**Task:** Reproduce exactly the lines below, from the first one through the line containing "(0,0) rectangle (1560,1170.6);", and omit any pictures.

**Data provided:**
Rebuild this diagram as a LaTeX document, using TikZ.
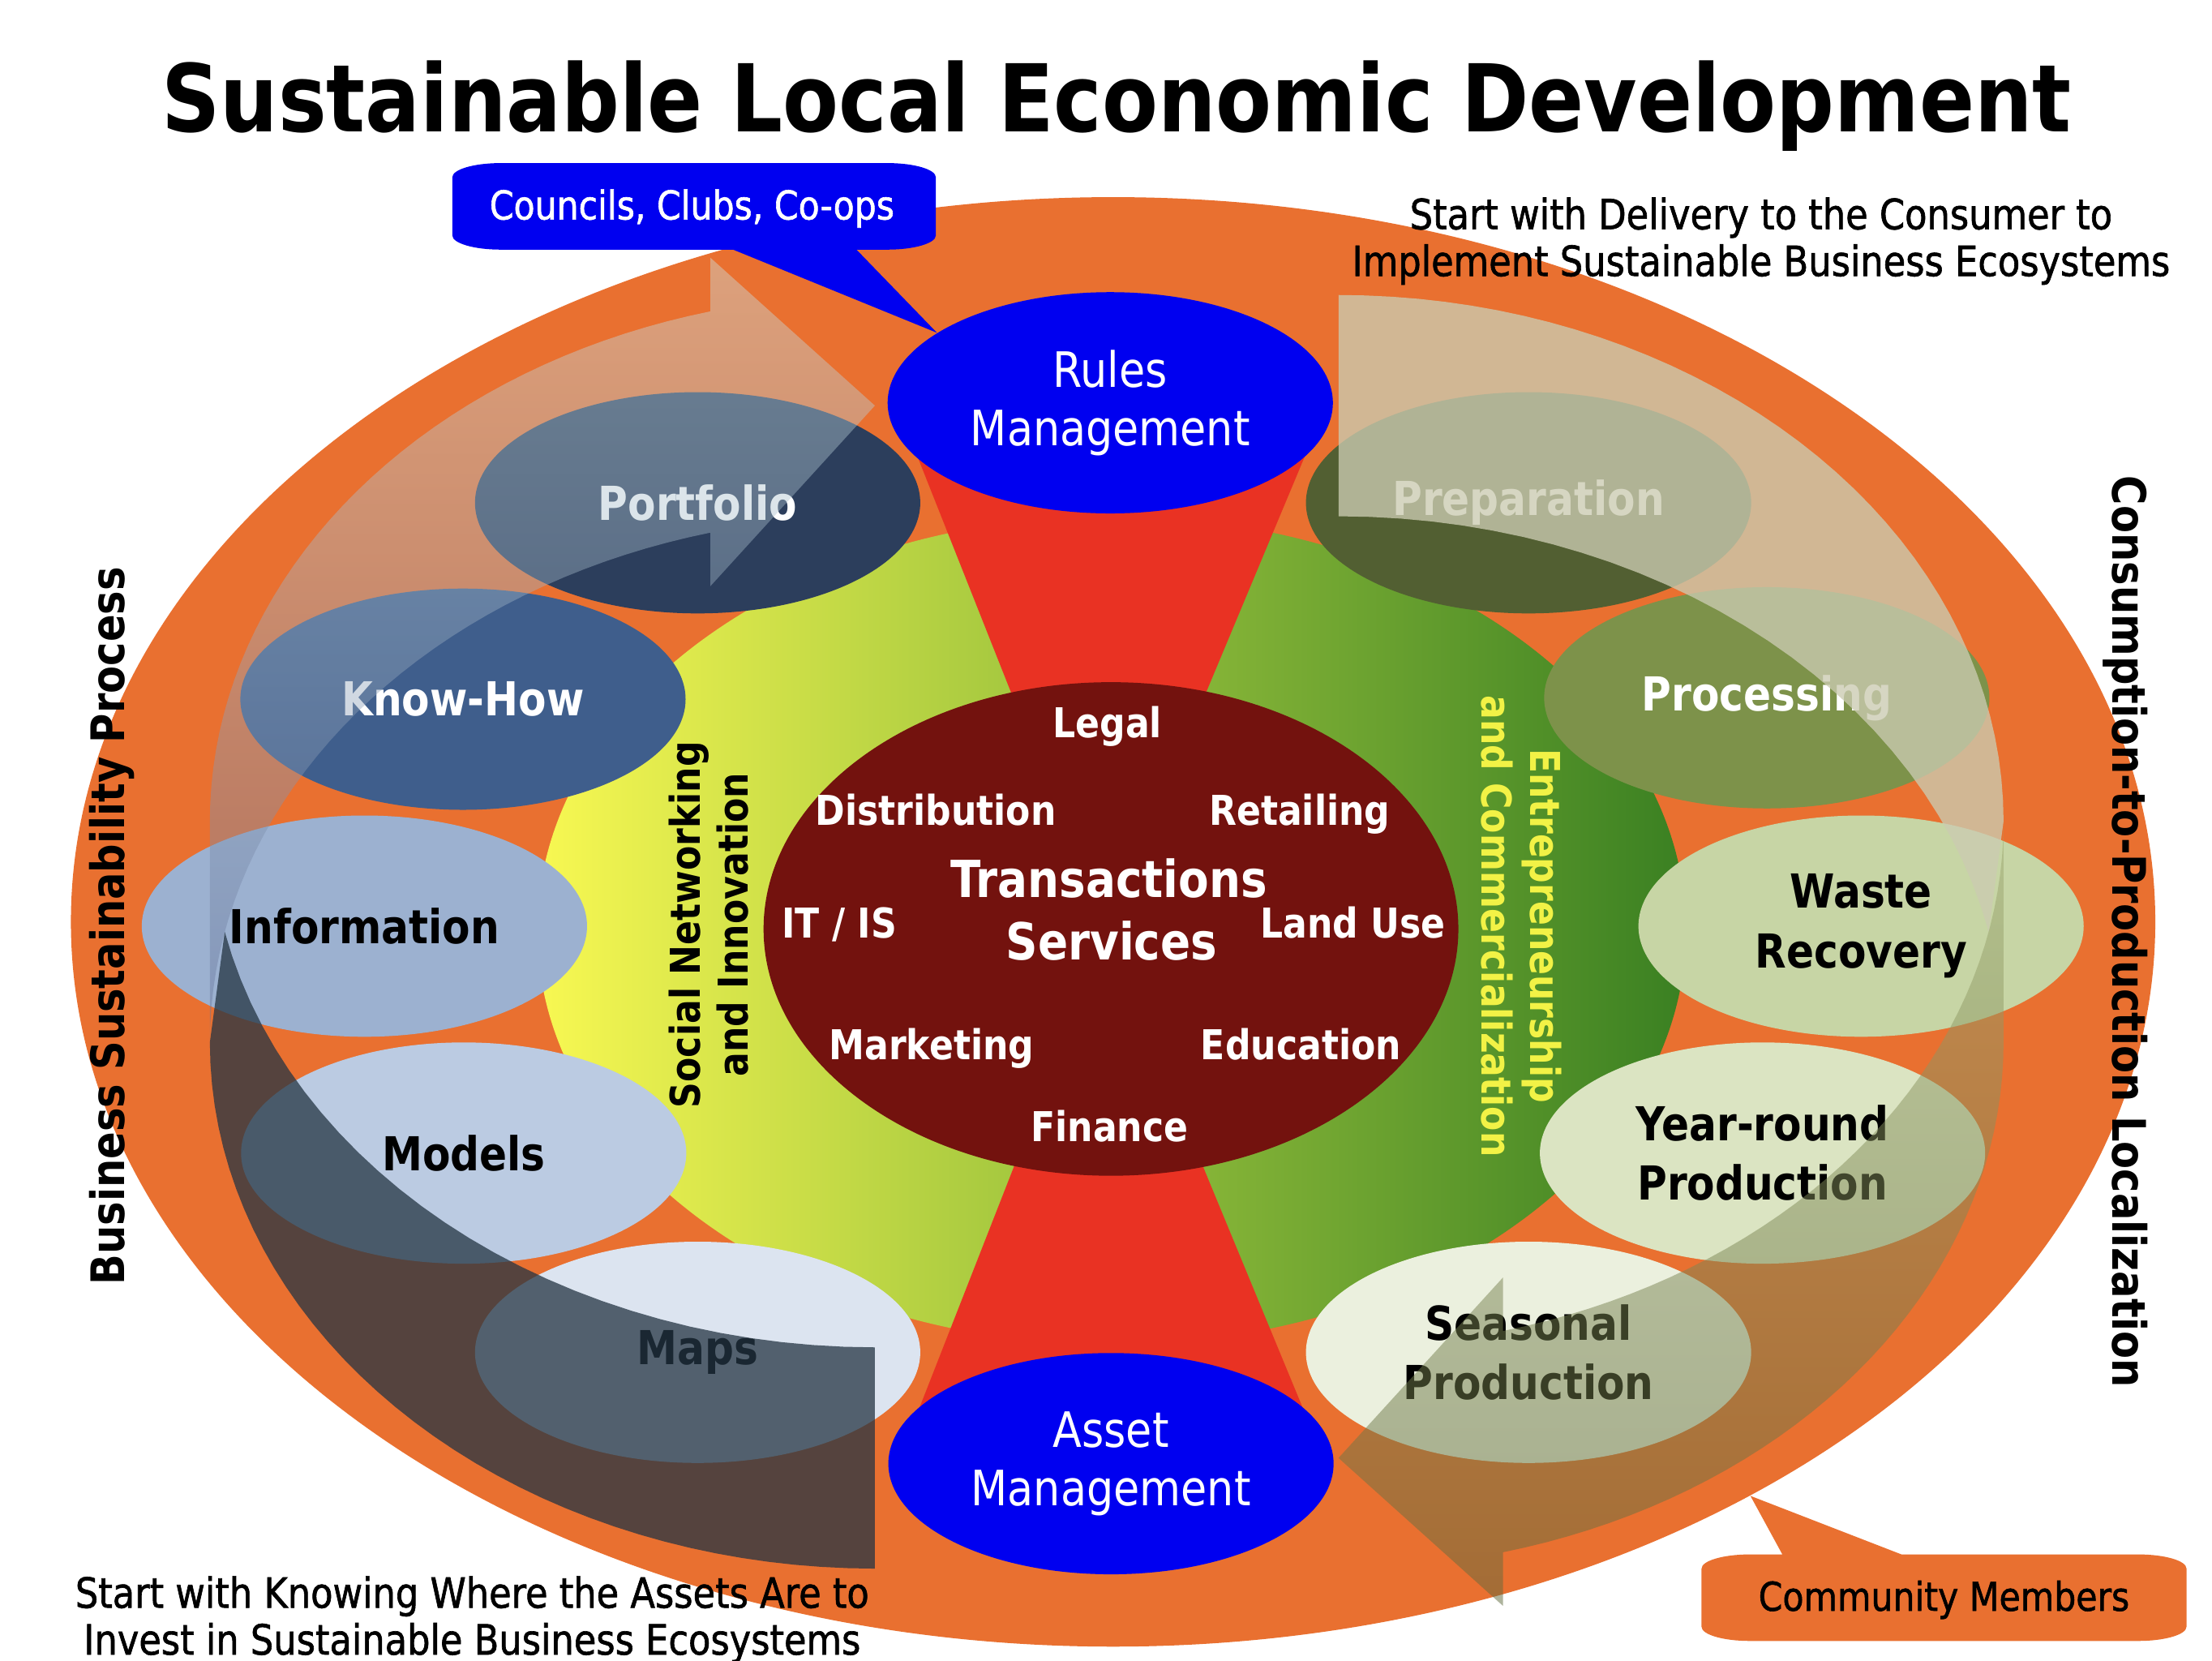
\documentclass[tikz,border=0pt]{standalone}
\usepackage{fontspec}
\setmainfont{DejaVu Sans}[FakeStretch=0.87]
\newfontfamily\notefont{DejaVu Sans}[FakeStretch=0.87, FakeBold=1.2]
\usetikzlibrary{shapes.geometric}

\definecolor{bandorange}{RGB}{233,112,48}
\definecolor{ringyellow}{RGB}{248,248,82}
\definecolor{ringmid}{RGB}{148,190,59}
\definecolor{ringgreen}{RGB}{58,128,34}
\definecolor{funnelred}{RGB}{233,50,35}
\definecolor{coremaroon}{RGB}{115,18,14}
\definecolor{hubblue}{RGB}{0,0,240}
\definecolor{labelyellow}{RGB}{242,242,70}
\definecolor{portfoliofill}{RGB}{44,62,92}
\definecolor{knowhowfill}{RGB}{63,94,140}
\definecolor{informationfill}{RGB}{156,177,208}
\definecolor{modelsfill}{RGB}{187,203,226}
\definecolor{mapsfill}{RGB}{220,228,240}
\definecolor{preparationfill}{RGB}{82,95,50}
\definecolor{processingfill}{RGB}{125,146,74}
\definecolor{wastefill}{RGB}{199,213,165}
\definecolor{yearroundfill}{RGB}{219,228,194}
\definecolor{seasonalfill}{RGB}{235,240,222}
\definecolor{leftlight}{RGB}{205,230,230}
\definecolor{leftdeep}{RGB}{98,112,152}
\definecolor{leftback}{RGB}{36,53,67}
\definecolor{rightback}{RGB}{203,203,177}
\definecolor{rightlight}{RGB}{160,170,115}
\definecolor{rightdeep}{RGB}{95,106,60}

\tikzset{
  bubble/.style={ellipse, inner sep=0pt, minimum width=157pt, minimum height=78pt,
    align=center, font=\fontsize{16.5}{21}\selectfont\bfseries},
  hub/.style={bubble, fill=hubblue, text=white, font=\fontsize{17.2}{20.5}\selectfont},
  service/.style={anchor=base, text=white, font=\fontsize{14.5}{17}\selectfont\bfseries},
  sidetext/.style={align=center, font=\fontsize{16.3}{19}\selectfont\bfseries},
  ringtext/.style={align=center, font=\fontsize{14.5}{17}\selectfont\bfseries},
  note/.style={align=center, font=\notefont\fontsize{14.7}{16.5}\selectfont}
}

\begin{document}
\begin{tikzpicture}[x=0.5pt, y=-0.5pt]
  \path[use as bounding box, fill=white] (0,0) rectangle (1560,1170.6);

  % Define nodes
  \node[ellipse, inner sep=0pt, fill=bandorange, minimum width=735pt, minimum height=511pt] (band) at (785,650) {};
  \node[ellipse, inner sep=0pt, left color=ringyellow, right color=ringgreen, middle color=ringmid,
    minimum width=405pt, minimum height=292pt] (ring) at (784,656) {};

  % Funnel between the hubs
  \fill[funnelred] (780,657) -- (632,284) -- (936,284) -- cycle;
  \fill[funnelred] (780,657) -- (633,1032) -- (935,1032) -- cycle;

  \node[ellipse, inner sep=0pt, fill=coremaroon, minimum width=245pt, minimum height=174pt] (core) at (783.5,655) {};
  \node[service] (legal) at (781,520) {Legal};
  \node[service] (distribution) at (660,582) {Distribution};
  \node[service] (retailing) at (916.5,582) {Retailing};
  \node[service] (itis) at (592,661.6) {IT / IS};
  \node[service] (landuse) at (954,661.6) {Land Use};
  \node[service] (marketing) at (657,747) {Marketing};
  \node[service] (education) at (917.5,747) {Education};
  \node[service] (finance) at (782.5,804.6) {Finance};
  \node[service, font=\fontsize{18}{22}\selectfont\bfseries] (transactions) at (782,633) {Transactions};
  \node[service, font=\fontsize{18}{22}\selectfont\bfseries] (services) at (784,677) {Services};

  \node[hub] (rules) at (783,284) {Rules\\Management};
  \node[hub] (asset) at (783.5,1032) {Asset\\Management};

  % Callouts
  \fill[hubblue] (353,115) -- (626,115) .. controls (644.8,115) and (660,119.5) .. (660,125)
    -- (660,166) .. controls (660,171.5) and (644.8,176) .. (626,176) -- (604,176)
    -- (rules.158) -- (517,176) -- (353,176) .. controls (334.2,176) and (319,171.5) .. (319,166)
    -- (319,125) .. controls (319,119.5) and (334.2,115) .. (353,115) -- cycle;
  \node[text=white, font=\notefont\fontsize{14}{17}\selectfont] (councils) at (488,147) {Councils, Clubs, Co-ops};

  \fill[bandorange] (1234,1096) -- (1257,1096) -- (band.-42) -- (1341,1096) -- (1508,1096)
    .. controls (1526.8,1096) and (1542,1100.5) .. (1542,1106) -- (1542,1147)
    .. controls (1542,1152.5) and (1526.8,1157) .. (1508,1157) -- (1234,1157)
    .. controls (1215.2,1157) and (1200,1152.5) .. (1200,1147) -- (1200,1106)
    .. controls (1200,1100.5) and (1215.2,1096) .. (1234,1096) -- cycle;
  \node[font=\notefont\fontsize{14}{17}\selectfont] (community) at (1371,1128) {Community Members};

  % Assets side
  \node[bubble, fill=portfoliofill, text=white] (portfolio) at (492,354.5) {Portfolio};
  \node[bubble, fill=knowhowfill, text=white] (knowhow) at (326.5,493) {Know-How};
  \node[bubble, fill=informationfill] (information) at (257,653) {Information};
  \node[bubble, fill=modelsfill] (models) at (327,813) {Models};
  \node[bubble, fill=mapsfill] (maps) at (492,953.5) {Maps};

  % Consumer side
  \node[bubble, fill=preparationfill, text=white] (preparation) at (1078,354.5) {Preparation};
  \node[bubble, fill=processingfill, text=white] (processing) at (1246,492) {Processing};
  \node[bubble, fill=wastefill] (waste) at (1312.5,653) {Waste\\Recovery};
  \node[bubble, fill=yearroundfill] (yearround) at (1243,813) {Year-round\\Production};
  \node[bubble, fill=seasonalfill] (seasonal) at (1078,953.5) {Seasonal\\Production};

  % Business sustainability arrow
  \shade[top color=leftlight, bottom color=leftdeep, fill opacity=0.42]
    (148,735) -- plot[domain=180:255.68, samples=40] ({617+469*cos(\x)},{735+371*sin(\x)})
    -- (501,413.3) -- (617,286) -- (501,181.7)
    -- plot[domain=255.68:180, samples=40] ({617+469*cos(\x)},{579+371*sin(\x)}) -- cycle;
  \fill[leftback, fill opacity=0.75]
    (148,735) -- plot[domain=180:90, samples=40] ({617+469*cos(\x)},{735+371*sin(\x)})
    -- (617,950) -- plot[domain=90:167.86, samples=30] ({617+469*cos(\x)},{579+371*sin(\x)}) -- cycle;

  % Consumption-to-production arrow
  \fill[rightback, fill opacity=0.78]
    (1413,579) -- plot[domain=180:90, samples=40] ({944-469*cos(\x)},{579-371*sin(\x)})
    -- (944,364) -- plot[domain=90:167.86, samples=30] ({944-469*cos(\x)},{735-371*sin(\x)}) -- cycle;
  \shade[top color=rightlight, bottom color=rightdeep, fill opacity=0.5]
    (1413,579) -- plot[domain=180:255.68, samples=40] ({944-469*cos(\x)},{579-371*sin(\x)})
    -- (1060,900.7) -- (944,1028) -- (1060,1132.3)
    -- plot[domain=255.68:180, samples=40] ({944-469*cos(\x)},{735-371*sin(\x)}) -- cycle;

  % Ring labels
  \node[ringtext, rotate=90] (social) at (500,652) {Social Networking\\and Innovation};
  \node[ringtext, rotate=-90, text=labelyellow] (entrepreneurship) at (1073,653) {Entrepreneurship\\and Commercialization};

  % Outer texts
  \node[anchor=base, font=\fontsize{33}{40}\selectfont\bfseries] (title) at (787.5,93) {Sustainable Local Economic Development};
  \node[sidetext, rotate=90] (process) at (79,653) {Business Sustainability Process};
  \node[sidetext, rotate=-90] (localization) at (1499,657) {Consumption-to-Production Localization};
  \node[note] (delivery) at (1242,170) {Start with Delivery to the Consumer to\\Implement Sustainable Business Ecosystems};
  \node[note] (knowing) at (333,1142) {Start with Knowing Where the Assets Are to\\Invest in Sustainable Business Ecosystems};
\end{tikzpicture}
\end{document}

**Solution for this task:**
Rebuild this diagram as a LaTeX document, using TikZ.
\documentclass[tikz,border=0pt]{standalone}
\usepackage{fontspec}
\setmainfont{DejaVu Sans}[FakeStretch=0.87]
\newfontfamily\notefont{DejaVu Sans}[FakeStretch=0.87, FakeBold=1.2]
\usetikzlibrary{shapes.geometric}

\definecolor{bandorange}{RGB}{233,112,48}
\definecolor{ringyellow}{RGB}{248,248,82}
\definecolor{ringmid}{RGB}{148,190,59}
\definecolor{ringgreen}{RGB}{58,128,34}
\definecolor{funnelred}{RGB}{233,50,35}
\definecolor{coremaroon}{RGB}{115,18,14}
\definecolor{hubblue}{RGB}{0,0,240}
\definecolor{labelyellow}{RGB}{242,242,70}
\definecolor{portfoliofill}{RGB}{44,62,92}
\definecolor{knowhowfill}{RGB}{63,94,140}
\definecolor{informationfill}{RGB}{156,177,208}
\definecolor{modelsfill}{RGB}{187,203,226}
\definecolor{mapsfill}{RGB}{220,228,240}
\definecolor{preparationfill}{RGB}{82,95,50}
\definecolor{processingfill}{RGB}{125,146,74}
\definecolor{wastefill}{RGB}{199,213,165}
\definecolor{yearroundfill}{RGB}{219,228,194}
\definecolor{seasonalfill}{RGB}{235,240,222}
\definecolor{leftlight}{RGB}{205,230,230}
\definecolor{leftdeep}{RGB}{98,112,152}
\definecolor{leftback}{RGB}{36,53,67}
\definecolor{rightback}{RGB}{203,203,177}
\definecolor{rightlight}{RGB}{160,170,115}
\definecolor{rightdeep}{RGB}{95,106,60}

\tikzset{
  bubble/.style={ellipse, inner sep=0pt, minimum width=157pt, minimum height=78pt,
    align=center, font=\fontsize{16.5}{21}\selectfont\bfseries},
  hub/.style={bubble, fill=hubblue, text=white, font=\fontsize{17.2}{20.5}\selectfont},
  service/.style={anchor=base, text=white, font=\fontsize{14.5}{17}\selectfont\bfseries},
  sidetext/.style={align=center, font=\fontsize{16.3}{19}\selectfont\bfseries},
  ringtext/.style={align=center, font=\fontsize{14.5}{17}\selectfont\bfseries},
  note/.style={align=center, font=\notefont\fontsize{14.7}{16.5}\selectfont}
}

\begin{document}
\begin{tikzpicture}[x=0.5pt, y=-0.5pt]
  \path[use as bounding box, fill=white] (0,0) rectangle (1560,1170.6);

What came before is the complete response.